The Clarity Act, Congress's most serious attempt to establish a comprehensive regulatory framework for digital assets, advanced out of committee Thursday after a markup session that was by turns procedural and theatrical. The vote itself was anticlimactic—the bill passed with support from both parties—but the five hours of debate that preceded it offered a preview of the fights still to come.
What emerged was less a unified vision for crypto regulation than a fragile ceasefire between factions with fundamentally different ideas about what the industry should become.
The stablecoin fault line
The most heated exchanges centered on amendments concerning stablecoin issuers. Representative Waters introduced language that would have required all stablecoin operators to obtain bank charters within 24 months, a provision the industry has long feared would effectively hand the market to existing financial institutions.
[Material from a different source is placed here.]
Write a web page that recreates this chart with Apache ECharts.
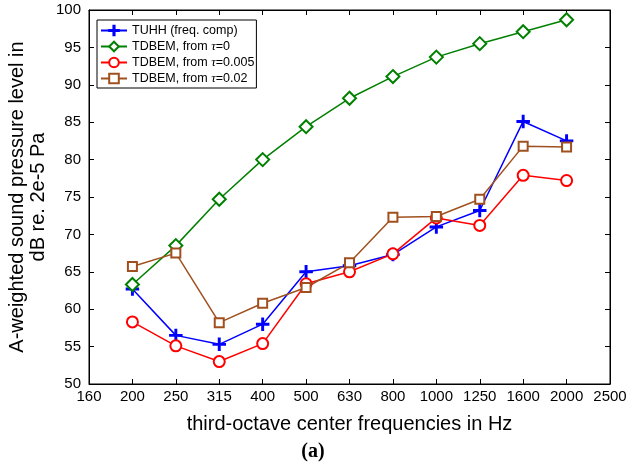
<!DOCTYPE html>
<html>
<head>
<meta charset="utf-8">
<script src="https://cdn.jsdelivr.net/npm/echarts@6/dist/echarts.min.js"></script>
<style>
  html, body { margin: 0; padding: 0; background: #fff; }
  #main { width: 626px; height: 469px; }
</style>
</head>
<body>
<div id="main"></div>
<script>
// third-octave bands on the axis (160 and 2500 only carry ticks)
var freqs = ['160', '200', '250', '315', '400', '500', '630', '800', '1000', '1250', '1600', '2000', '2500'];

// values, dB(A); null at the empty end bands
var tuhh    = [null, 62.7, 56.5, 55.3, 58.0, 65.0, 65.8, 67.3, 71.0, 73.2, 85.1, 82.5, null];
var tau0    = [null, 63.3, 68.5, 74.7, 80.0, 84.4, 88.2, 91.1, 93.7, 95.5, 97.1, 98.7, null];
var tau005  = [null, 58.3, 55.1, 53.0, 55.4, 63.4, 65.0, 67.4, 72.2, 71.2, 77.9, 77.2, null];
var tau02   = [null, 65.7, 67.5, 58.2, 60.8, 62.9, 66.2, 72.3, 72.4, 74.7, 81.8, 81.7, null];

var myChart = echarts.init(document.getElementById('main'));
var font = 'Liberation Sans, Arial, sans-serif';
var narrow = 'Liberation Sans Narrow, Liberation Sans, Arial, sans-serif';
var plusPath = 'path://M4.4,0H5.6V4.4H10V5.6H5.6V10H4.4V5.6H0V4.4H4.4Z';

function mkSeries(name, data, color, symbol, size) {
    return {
        name: name,
        type: 'line',
        data: data,
        symbol: symbol,
        symbolSize: size,
        connectNulls: false,
        lineStyle: { color: color, width: 1.5 },
        itemStyle: { color: color, borderColor: color, borderWidth: 1.5 },
        emphasis: { disabled: true },
        animation: false
    };
}

var axisLine = { show: true, lineStyle: { color: '#000', width: 1 } };

var option = {
    backgroundColor: '#fff',
    textStyle: { fontFamily: font },
    title: {
        text: '(a)',
        left: 'center',
        top: 437,
        textStyle: { fontFamily: 'Liberation Serif, Times New Roman, serif', fontWeight: 'bold', fontSize: 20, color: '#000' }
    },
    grid: {
        left: 89, right: 16, top: 10, bottom: 85,
        outerBoundsMode: 'none',
        show: true, borderColor: '#000', borderWidth: 1, backgroundColor: 'transparent'
    },
    legend: {
        orient: 'vertical',
        left: 97, top: 20,
        borderColor: '#000', borderWidth: 1,
        backgroundColor: '#fff',
        padding: [4, 2, 3, 3],
        itemGap: 3,
        itemWidth: 26, itemHeight: 12,
        textStyle: {
            fontFamily: font, fontSize: 12.5, color: '#000',
            rich: { i: { fontFamily: 'Liberation Serif, serif', fontStyle: 'italic', fontSize: 13, color: '#000' } }
        },
        formatter: function (name) {
            return name.replace('\u03C4', '{i|\u03C4}');
        },
        data: ['TUHH (freq. comp)', 'TDBEM, from \u03C4=0', 'TDBEM, from \u03C4=0.005', 'TDBEM, from \u03C4=0.02']
    },
    xAxis: [{
        type: 'category',
        data: freqs,
        boundaryGap: false,
        axisLine: axisLine,
        axisTick: { inside: true, length: 5, alignWithLabel: true, lineStyle: { color: '#000' } },
        axisLabel: { color: '#000', fontSize: 15, margin: 5, interval: 0, fontFamily: narrow },
        splitLine: { show: false },
        name: 'third-octave center frequencies in Hz',
        nameLocation: 'middle',
        nameGap: 30,
        nameMoveOverlap: false,
        nameTextStyle: { color: '#000', fontSize: 20, fontFamily: font }
    }, {
        type: 'category',
        data: freqs,
        position: 'top',
        boundaryGap: false,
        axisLine: axisLine,
        axisTick: { inside: true, length: 5, lineStyle: { color: '#000' } },
        axisLabel: { show: false },
        splitLine: { show: false }
    }],
    yAxis: [{
        type: 'value',
        min: 50, max: 100, interval: 5,
        axisLine: axisLine,
        axisTick: { show: true, inside: true, length: 5, lineStyle: { color: '#000' } },
        axisLabel: { color: '#000', fontSize: 15, margin: 8, fontFamily: font },
        splitLine: { show: false },
        name: 'A-weighted sound pressure level in\ndB re. 2e-5 Pa',
        nameLocation: 'middle',
        nameRotate: 90,
        nameGap: 40,
        nameMoveOverlap: false,
        nameTextStyle: { color: '#000', fontSize: 20, lineHeight: 21, fontFamily: font }
    }, {
        type: 'value',
        position: 'right',
        min: 50, max: 100, interval: 5,
        axisLine: axisLine,
        axisTick: { show: true, inside: true, length: 5, lineStyle: { color: '#000' } },
        axisLabel: { show: false },
        splitLine: { show: false }
    }],
    series: [
        mkSeries('TUHH (freq. comp)', tuhh, '#0000ff', plusPath, 12),
        mkSeries('TDBEM, from \u03C4=0', tau0, '#008000', 'emptyDiamond', 13),
        mkSeries('TDBEM, from \u03C4=0.005', tau005, '#ff0000', 'emptyCircle', 11),
        mkSeries('TDBEM, from \u03C4=0.02', tau02, '#a0501e', 'emptyRect', 9)
    ]
};

myChart.setOption(option);
</script>
</body>
</html>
The amendment failed, but not before exposing a genuine split among Democrats about whether crypto's promise of financial inclusion is worth the regulatory complexity it creates.
Republicans, meanwhile, pushed successfully for language that would give the CFTC primary jurisdiction over spot markets for digital commodities—a win for an industry that has spent years trying to escape the SEC's enforcement-first approach. The jurisdictional question has paralyzed crypto companies since 2022, and Thursday's vote suggests Congress is finally ready to answer it.
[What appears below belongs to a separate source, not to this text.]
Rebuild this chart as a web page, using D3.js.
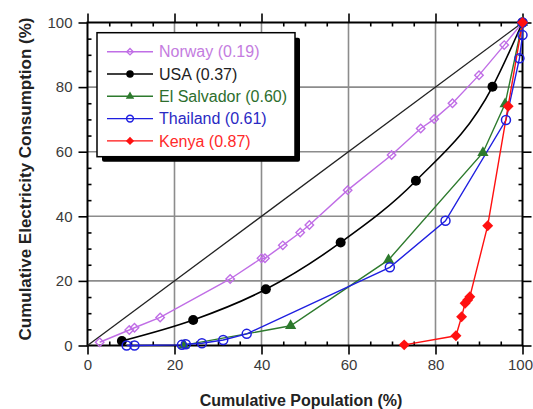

What the bill actually does
The Clarity Act attempts to sort digital assets into three buckets: securities, commodities, and a new category called "payment stablecoins." Each would have a designated regulator and a registration pathway. The framework borrows heavily from the European Union's MiCA regulation, which took effect last year and has become the de facto global standard.
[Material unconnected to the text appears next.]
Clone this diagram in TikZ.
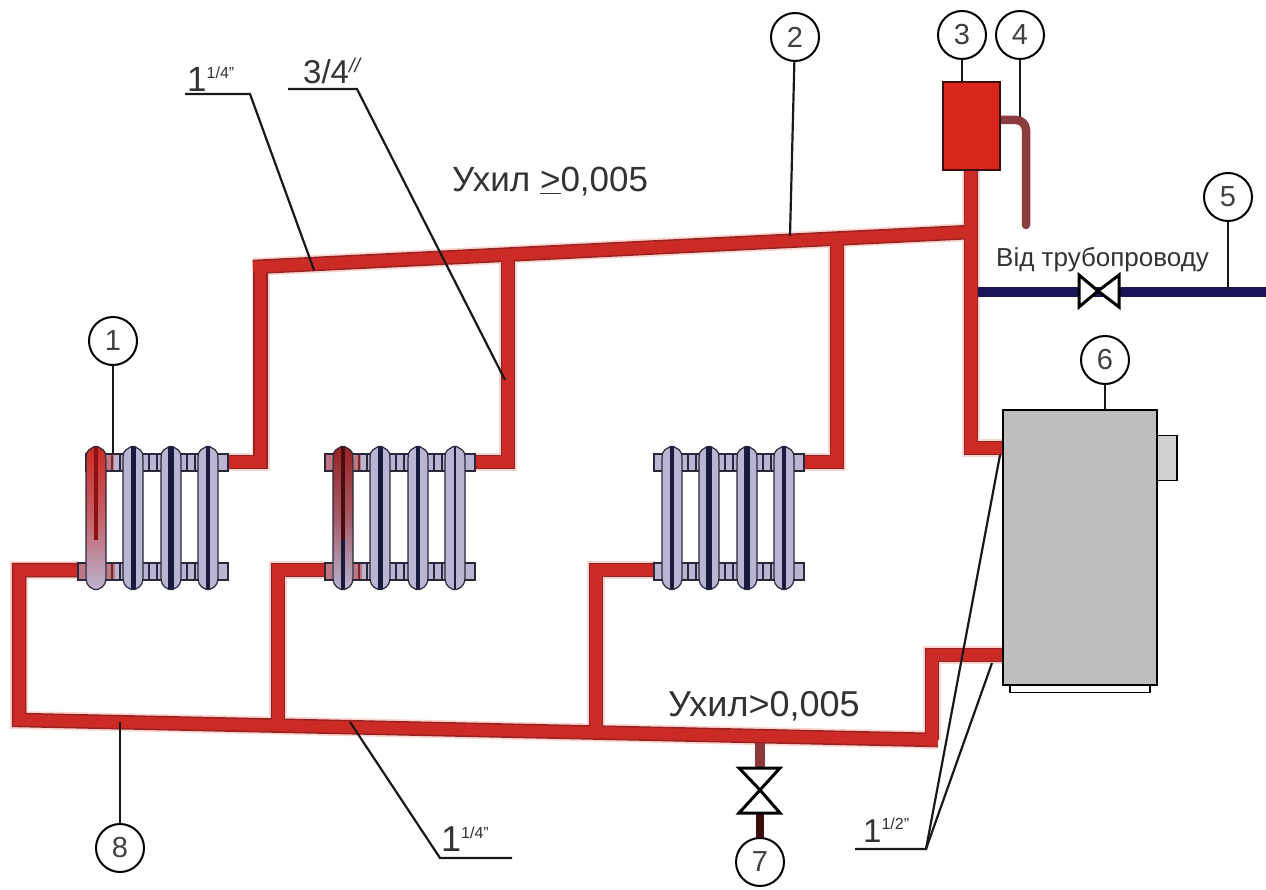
\documentclass[tikz,border=0pt]{standalone}
\usepackage{fontspec}
\setmainfont{Liberation Sans}
\definecolor{pipered}{HTML}{CC2A24}
\definecolor{pipeedge}{HTML}{962222}
\definecolor{pipeglow}{HTML}{FBD5D0}
\definecolor{radfill}{HTML}{B9B5D2}
\definecolor{radedge}{HTML}{2A2838}
\definecolor{radcore}{HTML}{1A1A3C}
\definecolor{navypipe}{HTML}{1C1458}
\definecolor{boilergray}{HTML}{BEBEBE}
\definecolor{tankred}{HTML}{D8261C}
\definecolor{ventbrown}{HTML}{8C3D3D}
\definecolor{coreA}{HTML}{8E1010}
\definecolor{coreB}{HTML}{4A0C0C}
\newcommand{\fs}[1]{\fontsize{#1}{#1}\selectfont}
\tikzset{
  callout/.style={circle,draw=black,line width=2pt,fill=white,minimum size=48pt,inner sep=0pt,font=\fontsize{29}{29}\selectfont,text=black!75},
  leader/.style={draw=black!90,line width=2.2pt},
  lbl/.style={inner sep=0pt,text=black!80,anchor=base west},
  radpart/.style={draw=radedge,line width=1.2pt,fill=radfill},
  valve/.style={draw=black,line width=3pt,fill=white,line join=miter},
}
\newcommand{\pipepaths}[1]{
  \draw[#1] (253,267) -- (971,232);
  \draw[#1] (228,462) -- (260.5,462) -- (260.5,262);
  \draw[#1] (475,462) -- (508,462) -- (508,258);
  \draw[#1] (803,462) -- (837,462) -- (837,240);
  \draw[#1] (971,170) -- (971,448) -- (1003,448);
  \draw[#1] (78,570) -- (19,570) -- (19,720) -- (938,740);
  \draw[#1] (938,740) -- (932,740) -- (932,655) -- (1003,655);
  \draw[#1] (325,570) -- (278,570) -- (278,724);
  \draw[#1] (655,570) -- (596,570) -- (596,730);
}
\newcommand{\radsection}[1]{
  \path[radpart,rounded corners=2pt] (#1-10,457) -- (#1-9,451) -- (#1,445.5) -- (#1+9,451) -- (#1+10,457) -- (#1+10,580) -- (#1+8,586) -- (#1,590.5) -- (#1-8,586) -- (#1-10,580) -- cycle;
}
% #1 shift, #2 start of the top bar, #3 list of centre/core-width pairs
\newcommand{\radiator}[3]{
\begin{scope}[xshift=#1pt]
  \path[radpart] (#2,454) rectangle (228,471);
  \path[radpart] (78,563) rectangle (228,580);
  \foreach \c in {115,152,190} {
    \draw[draw=radedge,line width=1.2pt] (\c-3,454) -- (\c-3,471) (\c+5,454) -- (\c+5,471);
    \draw[draw=radedge,line width=1.2pt] (\c-3,563) -- (\c-3,580) (\c+5,563) -- (\c+5,580);
  }
  \foreach \c/\w in {#3} {
    \radsection{\c}
    \draw[radcore,line width=\w pt] (\c,447) -- (\c,589);
  }
\end{scope}
}
\begin{document}
\begin{tikzpicture}[x=1pt,y=-1pt]
\useasboundingbox (0,0) rectangle (1266,890);
\fill[white] (0,0) rectangle (1266,890);

\node[callout] (c1) at (113,341) {1};
\node[callout] (c2) at (795,37) {2};
\node[callout] (c3) at (962,35) {3};
\node[callout] (c4) at (1020,35) {4};
\node[callout] (c5) at (1228,197) {5};
\node[callout] (c6) at (1105,360) {6};
\node[callout] (c7) at (760,862) {7};
\node[callout] (c8) at (120,848) {8};

\coordinate (t1) at (113,456);
\coordinate (t2) at (790,236);
\coordinate (t3) at (962,84);
\coordinate (t4) at (1020,117);
\coordinate (t5) at (1228,290);
\coordinate (t6) at (1105,411);
\coordinate (t8) at (120,722);
\draw[leader] (c1) -- (t1);
\draw[leader] (c3) -- (t3);
\draw[leader] (c4) -- (t4);
\draw[leader] (c6) -- (t6);

% pipes
\draw[ventbrown!80!pipeedge,line width=10pt] (760,730) -- (760,772);
\draw[black!60!pipeedge,line width=8pt] (760,812) -- (760,838);
\pipepaths{pipeglow,line width=18pt,line join=miter}
\draw[ventbrown!80!pipeedge,line width=10pt] (760,742) -- (760,772);
\pipepaths{pipeedge,line width=14.5pt,line join=miter}
\pipepaths{pipered,line width=11.5pt,line join=miter}
\draw[leader] (c2) -- (t2);
\draw[leader] (c8) -- (t8);

% radiators
\radiator{0}{86}{133/5,171/6,208/4}
\radiator{247}{78}{133/5,171/4.5,208/1.5}
\radiator{576}{78}{96/3.5,133/6,171/6,208/3.5}
% tinted first sections
\foreach \dx/\core/\tint in {0/coreA/pipered,247/coreB/pipeedge} {
\begin{scope}[xshift=\dx pt]
  \path[draw=radedge,line width=1.2pt,rounded corners=2pt,top color=\tint,bottom color=radfill,middle color=\tint!60!radfill]
    (86,457) -- (87,451) -- (96,445.5) -- (105,451) -- (106,457) -- (106,580) -- (104,586) -- (96,590.5) -- (88,586) -- (86,580) -- cycle;
  \draw[\core,line width=4pt] (96,447) -- (96,540);
  \fill[pipered,opacity=.45] (107,455) rectangle (114,470);
  \fill[pipered,opacity=.45] (79,564) rectangle (85,579);
  \fill[pipered,opacity=.45] (107,564) rectangle (115,579);
\end{scope}
}
\fill[pipered,opacity=.45] (326,455) rectangle (332,470);
\draw[radcore,line width=4pt] (343,540) -- (343,589);

% expansion tank and vent
\draw[ventbrown,line width=8.5pt,line cap=round,rounded corners=10pt] (998,120) -- (1026,120) -- (1026,225);
\node[draw=black!60!pipeedge,line width=1.2pt,fill=tankred,minimum width=57pt,minimum height=88pt,inner sep=0pt] (tank) at (971.5,126) {};

% boiler
\node[draw=black,line width=1.2pt,fill=boilergray!70!white,minimum width=20pt,minimum height=45pt,inner sep=0pt] (flue) at (1167,458) {};
\node[draw=black,line width=1.2pt,fill=white,minimum width=140pt,minimum height=9pt,inner sep=0pt] (foot) at (1080,688) {};
\node[draw=black,line width=1.7pt,fill=boilergray,minimum width=154pt,minimum height=275pt,inner sep=0pt] (boiler) at (1080,547.5) {};

% feed pipe and valves
\coordinate (feedL) at (978,292);
\coordinate (feedR) at (1266,292);
\draw[navypipe,line width=10pt] (feedL) -- (feedR);
\draw[leader] (c5) -- (t5);
\path[valve] (1079,275) -- (1098,291) -- (1079,307) -- cycle;
\path[valve] (1119,275) -- (1098,291) -- (1119,307) -- cycle;
\path[valve] (739,768) -- (780,768) -- (760,790) -- cycle;
\path[valve] (739,813) -- (780,813) -- (760,790) -- cycle;

% pipe-size leaders
\coordinate (a1) at (185,94); \coordinate (a2) at (250,94); \coordinate (a3) at (314,270);
\draw[leader] (a1) -- (a2) -- (a3);
\coordinate (b1) at (288,89); \coordinate (b2) at (357,89); \coordinate (b3) at (505,380);
\draw[leader] (b1) -- (b2) -- (b3);
\coordinate (d1) at (350,722); \coordinate (d2) at (440,858); \coordinate (d3) at (512,858);
\draw[leader] (d1) -- (d2) -- (d3);
\coordinate (e1) at (855,849); \coordinate (e2) at (926,849); \coordinate (e3) at (1000,455); \coordinate (e4) at (992,663);
\draw[leader] (e1) -- (e2) -- (e3);
\draw[leader] (e2) -- (e4);

% labels
\node[lbl,font=\fs{35}] (s1) at (187,92) {1\raisebox{13pt}{\fs{16}1/4''}};
\node[lbl,font=\fs{33}] (s2) at (303,84) {3/4\raisebox{11pt}{\fs{20}\itshape //}};
\node[lbl,font=\fs{36}] (s3) at (441,851) {1\raisebox{13pt}{\fs{16}1/4''}};
\node[lbl,font=\fs{33}] (s4) at (863,842) {1\raisebox{13pt}{\fs{16}1/2''}};
\node[lbl,font=\fs{35}] (u1) at (452,191.5) {Ухил \underline{>}0,005};
\node[lbl,font=\fs{36}] (u2) at (668,716) {Ухил>0,005};
\node[lbl,font=\fs{26}] (feedlbl) at (996,267) {Від трубопроводу};
\end{tikzpicture}
\end{document}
Critics argue the bill still leaves too much discretion to regulators, particularly around how to classify tokens that start as securities and "decentralize" over time. Supporters counter that some ambiguity is inevitable in legislation covering technology that evolves faster than congressional procedure.
The path forward
The bill now heads to the full House, where leadership has signaled it will receive floor time before the August recess. Senate prospects are murkier. Banking Committee Chair Warren has indicated she wants stronger consumer protections before bringing any crypto bill to a vote, though her leverage diminishes if the House passes legislation with significant bipartisan support.
Our take
The Clarity Act is imperfect legislation solving a genuine problem. The crypto industry has operated in regulatory purgatory for nearly a decade, with companies forced to guess which agency might sue them next. That uncertainty has pushed innovation offshore and left American consumers with fewer protections than their European counterparts. Thursday's vote suggests Congress has finally accepted that doing nothing is itself a choice—and not a particularly good one. The bill will change before it becomes law, but the direction of travel is now clear.